Speaker after speaker at the NatCon conference, consistent with the group’s emerging ideology, insisted that the US and western civilisation can only be saved by establishing a government that promotes and privileges Christianity and Christians.
It seems ironic, then, that a key leader of National Conservatism – with its echoes of 1930s German politics – is an Orthodox Jewish, Israeli-American academic, Yoram Hazony. But his seemingly implausible advocacy of Christian domination of US politics and society serves a clear purpose.
Mr Hazony’s embrace of American ultra-nationalism rests uneasily alongside his unequivocal allegiance to Israel. In his book, The Virtue of Nationalism, he listed Britain, the Netherlands and the US as countries "whose continued independent existence is meaningful to me personally." However, he continued, "My first concern is for Israel."
That’s understandable, but why lead a movement for an American nationalism defined by Christian domination over non-Christians?
It is a manifestation of Israeli extremism, not normal nationalism. Mr Hazony was a deep admirer – although he says not a follower – of Rabbi Meir Kahane, who founded the most extreme anti-Arab movement in Israeli politics.
Kahane was among the first to demand the expulsion of all Palestinians from Israel and the occupied territories. His Kach party was banned from Israeli elections because of their violent racism and designated a foreign terrorist organisation by the US.
Now the Israeli political scene is so radicalised that his followers include several powerful members of Prime Minister Benjamin Netanyahu‘s cabinet. In a gushing memorial after his 1990 assassination, Mr Hazony wrote that his life was profoundly changed after hearing Kahane speak. He called him "mesmerising" and said he "changed our lives".
Mr Hazony insists he was never a follower of Kahane because of his "predilection for violent solutions", but not his racism.
Mr Hazony defines nationalism as "the collective right of a free people to rule themselves". The problem he and other Israeli nationalists face is that Israel's nationalism involves ruling over other, decidedly unfree, people, especially given that there are as many Palestinian Muslims and Christians in the theoretical “greater Israel” as there are Jews.
Mr Netanyahu recently confirmed that he considers the establishment of a "greater Israel" to be his "historic and spiritual mission". Apparently, so does Mr Hazony. In 1989, he moved his young family to a West Bank hilltop settlement and now lives in another settlement near occupied East Jerusalem.

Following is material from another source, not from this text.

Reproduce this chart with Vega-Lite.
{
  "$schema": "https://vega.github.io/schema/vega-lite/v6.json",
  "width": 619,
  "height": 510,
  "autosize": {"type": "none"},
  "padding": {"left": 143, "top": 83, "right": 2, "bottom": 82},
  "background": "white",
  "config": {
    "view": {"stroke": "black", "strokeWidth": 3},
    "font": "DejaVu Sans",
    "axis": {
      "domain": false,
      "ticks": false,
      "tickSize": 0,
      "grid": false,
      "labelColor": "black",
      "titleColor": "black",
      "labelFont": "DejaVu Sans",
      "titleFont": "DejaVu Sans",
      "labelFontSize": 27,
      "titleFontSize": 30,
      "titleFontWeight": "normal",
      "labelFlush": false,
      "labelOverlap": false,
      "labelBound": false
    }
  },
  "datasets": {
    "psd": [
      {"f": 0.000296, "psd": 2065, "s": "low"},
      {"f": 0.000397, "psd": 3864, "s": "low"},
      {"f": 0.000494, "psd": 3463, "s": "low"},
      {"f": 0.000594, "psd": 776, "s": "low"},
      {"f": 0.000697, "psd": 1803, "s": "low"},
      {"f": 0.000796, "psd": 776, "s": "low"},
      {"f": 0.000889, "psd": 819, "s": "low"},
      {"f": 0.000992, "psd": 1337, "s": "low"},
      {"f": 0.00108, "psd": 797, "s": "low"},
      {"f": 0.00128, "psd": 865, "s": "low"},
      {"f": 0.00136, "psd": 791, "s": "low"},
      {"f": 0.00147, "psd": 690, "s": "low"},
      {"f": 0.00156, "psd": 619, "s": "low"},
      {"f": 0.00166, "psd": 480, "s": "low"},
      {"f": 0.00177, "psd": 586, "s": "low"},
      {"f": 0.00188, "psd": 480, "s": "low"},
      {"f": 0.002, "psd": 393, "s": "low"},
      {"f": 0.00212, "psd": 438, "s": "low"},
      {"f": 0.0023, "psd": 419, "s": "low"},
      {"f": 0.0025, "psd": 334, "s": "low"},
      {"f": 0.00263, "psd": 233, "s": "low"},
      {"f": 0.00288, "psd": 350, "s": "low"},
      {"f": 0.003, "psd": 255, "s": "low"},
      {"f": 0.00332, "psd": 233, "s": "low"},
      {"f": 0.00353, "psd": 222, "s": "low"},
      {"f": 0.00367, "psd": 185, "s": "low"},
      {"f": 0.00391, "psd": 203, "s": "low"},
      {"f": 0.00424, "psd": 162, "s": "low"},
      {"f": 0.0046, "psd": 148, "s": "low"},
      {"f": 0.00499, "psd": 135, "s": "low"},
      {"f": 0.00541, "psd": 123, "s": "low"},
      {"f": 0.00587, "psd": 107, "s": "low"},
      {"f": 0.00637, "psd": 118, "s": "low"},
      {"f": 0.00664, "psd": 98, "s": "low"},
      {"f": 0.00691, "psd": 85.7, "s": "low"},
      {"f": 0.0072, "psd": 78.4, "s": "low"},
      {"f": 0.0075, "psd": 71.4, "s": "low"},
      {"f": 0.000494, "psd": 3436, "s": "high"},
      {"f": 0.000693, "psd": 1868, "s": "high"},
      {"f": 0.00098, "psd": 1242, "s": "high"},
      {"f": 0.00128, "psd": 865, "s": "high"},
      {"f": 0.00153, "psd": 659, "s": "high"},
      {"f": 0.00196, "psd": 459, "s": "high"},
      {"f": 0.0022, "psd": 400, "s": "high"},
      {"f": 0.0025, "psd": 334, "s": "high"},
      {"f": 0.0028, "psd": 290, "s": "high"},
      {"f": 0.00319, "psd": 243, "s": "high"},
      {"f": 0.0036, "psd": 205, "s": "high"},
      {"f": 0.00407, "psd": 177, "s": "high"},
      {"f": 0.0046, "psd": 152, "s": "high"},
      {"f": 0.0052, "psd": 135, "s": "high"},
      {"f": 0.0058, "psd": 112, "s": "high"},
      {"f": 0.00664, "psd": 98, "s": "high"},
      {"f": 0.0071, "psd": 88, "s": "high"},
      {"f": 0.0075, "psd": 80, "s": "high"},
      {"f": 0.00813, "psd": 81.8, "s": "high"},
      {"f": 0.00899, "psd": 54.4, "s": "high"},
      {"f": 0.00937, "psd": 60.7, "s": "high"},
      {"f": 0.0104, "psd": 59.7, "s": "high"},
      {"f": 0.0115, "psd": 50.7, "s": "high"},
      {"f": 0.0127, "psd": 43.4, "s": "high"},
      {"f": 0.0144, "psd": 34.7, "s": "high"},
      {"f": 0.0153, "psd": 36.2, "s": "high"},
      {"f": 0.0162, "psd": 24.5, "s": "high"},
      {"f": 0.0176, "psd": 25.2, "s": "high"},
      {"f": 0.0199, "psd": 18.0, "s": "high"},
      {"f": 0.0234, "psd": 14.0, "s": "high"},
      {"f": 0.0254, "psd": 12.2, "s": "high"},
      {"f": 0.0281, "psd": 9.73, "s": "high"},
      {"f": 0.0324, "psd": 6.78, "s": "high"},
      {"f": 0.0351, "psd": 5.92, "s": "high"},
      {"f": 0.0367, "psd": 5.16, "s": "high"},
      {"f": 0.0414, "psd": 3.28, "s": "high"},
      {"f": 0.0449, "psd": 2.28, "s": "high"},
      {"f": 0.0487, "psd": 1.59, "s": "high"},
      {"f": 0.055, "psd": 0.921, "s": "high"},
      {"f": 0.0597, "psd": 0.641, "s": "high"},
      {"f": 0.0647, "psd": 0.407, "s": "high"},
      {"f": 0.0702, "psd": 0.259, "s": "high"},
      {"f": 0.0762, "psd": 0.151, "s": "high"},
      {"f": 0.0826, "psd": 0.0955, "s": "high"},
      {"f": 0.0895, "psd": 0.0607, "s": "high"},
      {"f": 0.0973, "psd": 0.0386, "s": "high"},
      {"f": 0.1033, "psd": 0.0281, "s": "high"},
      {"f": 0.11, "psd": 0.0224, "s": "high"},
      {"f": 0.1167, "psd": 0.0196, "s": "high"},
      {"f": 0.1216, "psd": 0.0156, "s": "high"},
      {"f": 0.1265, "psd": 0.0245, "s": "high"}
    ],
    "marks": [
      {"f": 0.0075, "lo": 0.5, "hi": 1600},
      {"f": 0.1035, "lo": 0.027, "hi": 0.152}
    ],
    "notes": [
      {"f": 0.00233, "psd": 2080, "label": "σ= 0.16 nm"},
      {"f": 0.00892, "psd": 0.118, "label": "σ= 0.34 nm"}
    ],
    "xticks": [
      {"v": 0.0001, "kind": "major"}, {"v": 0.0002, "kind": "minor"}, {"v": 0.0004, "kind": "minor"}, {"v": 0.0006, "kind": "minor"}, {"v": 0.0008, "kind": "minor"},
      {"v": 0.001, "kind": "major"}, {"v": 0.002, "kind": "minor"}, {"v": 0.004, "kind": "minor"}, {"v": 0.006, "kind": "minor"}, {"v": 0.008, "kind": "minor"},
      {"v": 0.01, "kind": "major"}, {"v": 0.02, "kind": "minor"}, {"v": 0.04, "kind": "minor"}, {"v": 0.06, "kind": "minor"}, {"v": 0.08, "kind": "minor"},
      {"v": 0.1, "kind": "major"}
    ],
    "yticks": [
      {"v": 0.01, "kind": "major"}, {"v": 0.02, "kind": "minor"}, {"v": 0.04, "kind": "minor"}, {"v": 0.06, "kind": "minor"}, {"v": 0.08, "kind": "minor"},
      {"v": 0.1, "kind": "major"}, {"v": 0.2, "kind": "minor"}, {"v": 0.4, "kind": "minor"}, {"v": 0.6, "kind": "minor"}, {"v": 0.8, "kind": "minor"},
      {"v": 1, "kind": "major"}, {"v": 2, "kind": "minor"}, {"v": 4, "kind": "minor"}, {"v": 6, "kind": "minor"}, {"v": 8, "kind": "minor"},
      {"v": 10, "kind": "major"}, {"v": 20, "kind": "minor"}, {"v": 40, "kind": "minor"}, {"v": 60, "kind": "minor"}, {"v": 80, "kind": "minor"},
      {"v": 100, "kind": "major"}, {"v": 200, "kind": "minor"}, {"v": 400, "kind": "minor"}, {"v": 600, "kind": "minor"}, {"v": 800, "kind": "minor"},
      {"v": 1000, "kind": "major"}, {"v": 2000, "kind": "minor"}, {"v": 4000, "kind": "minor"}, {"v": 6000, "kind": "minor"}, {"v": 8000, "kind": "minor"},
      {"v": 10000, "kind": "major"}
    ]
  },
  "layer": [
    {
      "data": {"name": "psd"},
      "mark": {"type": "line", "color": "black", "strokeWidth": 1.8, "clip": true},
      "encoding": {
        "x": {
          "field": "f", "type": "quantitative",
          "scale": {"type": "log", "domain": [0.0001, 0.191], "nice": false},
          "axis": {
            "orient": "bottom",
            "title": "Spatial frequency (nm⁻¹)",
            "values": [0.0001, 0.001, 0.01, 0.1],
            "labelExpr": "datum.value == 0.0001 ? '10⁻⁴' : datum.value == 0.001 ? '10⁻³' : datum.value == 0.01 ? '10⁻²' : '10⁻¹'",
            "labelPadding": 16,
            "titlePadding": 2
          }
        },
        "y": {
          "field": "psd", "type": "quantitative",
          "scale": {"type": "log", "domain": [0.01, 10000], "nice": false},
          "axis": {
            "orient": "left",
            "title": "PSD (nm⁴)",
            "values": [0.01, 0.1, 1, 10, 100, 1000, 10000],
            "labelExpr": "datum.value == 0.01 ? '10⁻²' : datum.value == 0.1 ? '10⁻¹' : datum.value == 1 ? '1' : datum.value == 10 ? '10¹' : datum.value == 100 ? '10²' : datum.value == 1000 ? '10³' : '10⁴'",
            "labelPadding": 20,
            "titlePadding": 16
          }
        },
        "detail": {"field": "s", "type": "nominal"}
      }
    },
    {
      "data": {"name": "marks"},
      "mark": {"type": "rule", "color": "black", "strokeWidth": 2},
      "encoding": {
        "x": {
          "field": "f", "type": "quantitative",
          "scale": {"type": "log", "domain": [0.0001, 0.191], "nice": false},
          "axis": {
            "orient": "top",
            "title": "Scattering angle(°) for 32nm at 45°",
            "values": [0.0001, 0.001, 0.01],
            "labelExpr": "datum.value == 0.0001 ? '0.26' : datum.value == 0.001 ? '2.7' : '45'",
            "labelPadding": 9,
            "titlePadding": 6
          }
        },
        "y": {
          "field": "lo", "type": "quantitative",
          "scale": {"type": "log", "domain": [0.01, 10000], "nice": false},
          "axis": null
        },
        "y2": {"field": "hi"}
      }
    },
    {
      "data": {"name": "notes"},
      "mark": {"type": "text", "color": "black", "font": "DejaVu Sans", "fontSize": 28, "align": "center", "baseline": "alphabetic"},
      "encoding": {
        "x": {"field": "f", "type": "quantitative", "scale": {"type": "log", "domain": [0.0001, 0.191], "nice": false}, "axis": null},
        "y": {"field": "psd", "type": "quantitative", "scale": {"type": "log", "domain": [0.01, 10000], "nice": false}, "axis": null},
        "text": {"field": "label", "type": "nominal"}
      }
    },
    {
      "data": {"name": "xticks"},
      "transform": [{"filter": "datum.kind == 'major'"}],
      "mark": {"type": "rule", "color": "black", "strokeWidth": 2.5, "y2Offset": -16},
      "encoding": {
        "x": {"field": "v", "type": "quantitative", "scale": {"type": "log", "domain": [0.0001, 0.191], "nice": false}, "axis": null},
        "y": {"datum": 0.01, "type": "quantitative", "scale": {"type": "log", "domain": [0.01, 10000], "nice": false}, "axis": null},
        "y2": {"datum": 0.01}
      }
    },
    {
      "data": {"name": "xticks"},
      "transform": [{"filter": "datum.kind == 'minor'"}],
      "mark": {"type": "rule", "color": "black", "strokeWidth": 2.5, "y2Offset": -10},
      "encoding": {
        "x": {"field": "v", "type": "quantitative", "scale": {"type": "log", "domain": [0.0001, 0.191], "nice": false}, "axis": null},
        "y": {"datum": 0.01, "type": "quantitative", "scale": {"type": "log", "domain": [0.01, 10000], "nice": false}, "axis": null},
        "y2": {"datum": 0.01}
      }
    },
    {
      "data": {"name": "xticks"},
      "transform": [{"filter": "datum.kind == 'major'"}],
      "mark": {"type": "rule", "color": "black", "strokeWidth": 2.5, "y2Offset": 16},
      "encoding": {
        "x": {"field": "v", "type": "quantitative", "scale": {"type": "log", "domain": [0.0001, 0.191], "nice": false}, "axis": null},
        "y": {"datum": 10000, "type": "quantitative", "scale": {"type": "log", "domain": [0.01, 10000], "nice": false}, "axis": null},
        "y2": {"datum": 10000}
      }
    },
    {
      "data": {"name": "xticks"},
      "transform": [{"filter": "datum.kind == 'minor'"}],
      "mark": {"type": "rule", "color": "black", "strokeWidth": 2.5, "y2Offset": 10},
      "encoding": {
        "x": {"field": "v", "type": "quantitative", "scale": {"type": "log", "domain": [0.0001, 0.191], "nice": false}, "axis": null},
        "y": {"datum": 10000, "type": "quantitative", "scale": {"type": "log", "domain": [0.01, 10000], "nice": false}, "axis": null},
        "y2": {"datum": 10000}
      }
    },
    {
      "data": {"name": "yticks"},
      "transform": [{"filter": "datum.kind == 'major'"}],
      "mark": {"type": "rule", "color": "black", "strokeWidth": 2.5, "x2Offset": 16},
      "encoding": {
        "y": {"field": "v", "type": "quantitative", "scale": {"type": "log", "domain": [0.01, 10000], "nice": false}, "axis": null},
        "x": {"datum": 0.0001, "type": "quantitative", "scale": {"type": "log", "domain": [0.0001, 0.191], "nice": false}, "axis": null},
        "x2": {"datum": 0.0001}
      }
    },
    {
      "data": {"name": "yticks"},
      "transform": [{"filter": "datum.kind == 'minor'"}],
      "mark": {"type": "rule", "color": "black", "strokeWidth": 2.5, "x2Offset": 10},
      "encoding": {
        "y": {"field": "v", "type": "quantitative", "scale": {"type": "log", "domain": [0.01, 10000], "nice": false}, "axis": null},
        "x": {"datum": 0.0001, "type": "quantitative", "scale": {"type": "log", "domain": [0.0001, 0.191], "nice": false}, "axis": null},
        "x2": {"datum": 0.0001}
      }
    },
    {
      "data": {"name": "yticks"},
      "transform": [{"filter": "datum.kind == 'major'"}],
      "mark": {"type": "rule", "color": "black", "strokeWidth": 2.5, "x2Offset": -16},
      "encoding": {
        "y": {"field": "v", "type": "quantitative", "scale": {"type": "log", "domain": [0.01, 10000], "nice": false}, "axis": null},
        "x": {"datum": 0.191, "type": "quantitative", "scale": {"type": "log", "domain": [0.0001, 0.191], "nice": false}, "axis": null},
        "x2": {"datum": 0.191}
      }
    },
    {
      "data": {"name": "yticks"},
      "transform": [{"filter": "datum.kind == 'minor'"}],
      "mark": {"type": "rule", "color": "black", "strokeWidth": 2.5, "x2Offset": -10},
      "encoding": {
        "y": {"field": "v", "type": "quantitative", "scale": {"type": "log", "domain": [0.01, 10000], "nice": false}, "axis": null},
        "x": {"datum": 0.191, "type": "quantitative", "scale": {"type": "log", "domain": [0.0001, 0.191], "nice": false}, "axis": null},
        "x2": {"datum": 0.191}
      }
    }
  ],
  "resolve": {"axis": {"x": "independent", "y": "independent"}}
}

Mr Hazony was a speechwriter for Mr Netanyahu, founded the right-wing Shalem Centre Israeli think tank, and denounced the Oslo Accords as "Jewish disempowerment". He said that very limited agreement with Palestinians represented "the near total collapse of the Jewish nationalist ideology which built the [Israeli] state".
He insists that "the land of Israel is the historical inheritance of only one people: the Jews”. He was horrified by Oslo for supposedly "creating an equivalence between Jewish and Arab rights", even though they did no such thing. But even a hint of any equivalence appalled him. The recognition that Palestinians might have any national or collective rights struck him as a total capitulation of Zionism and Israeli nationalism.
Therein lies the heart, and probably origin, of his national conservatism project.

His championing of nationalism as an exclusivist, ethno-religious project first needed salvaging in Israel (by restoring the goal of annexing the occupied Palestinian Territories). Then it needed to be normalised internationally, especially the US.
To defend illiberal nationalism, Mr Hazony bizarrely, and virtually alone, insists Hitler wasn’t a nationalist at all but “an imperialist”. However, the entire NatCon project seems to take its most fundamental lead from the Nazi political scientist Carl Schmidt, who argued that all politics boil down to an existential struggle between one’s “friends” and “enemies”.
For Mr Hazony, the whole concept of Israel as “a Jewish and Democratic state“ is nonsensical and dangerous. He has written that a state in which the people are Jewish and the state is a universalist democracy is, by definition, “a non-Jewish state”.
Unsurprisingly, Mr Hazony appears completely comfortable with Israeli apartheid. His global championing of "National Conservatism" seems like an obvious an effort to make the communal domination by seven million Jewish Israelis over seven million Palestinian Muslims and Christians, which he regards as an existential necessity for Israel as a Jewish state, internationally normative.
If comparable political systems are taking root in Washington, Israeli apartheid can hardly be criticised, ostracised or condemned. That’s why this hardline Israeli nationalist, inspired by Kahane, sits at the helm of the NatCon project that hopes to succeed Mr Trump.
Although few rank and file, or even leading, NatCons realise it, they are being used as props for “greater Israel” extremism. It is a sinister inverse of the slogan "globalise the intifada". There are many factors at work in the nascent NatCon agenda. But just below the surface lurks an effort to globalise the occupation.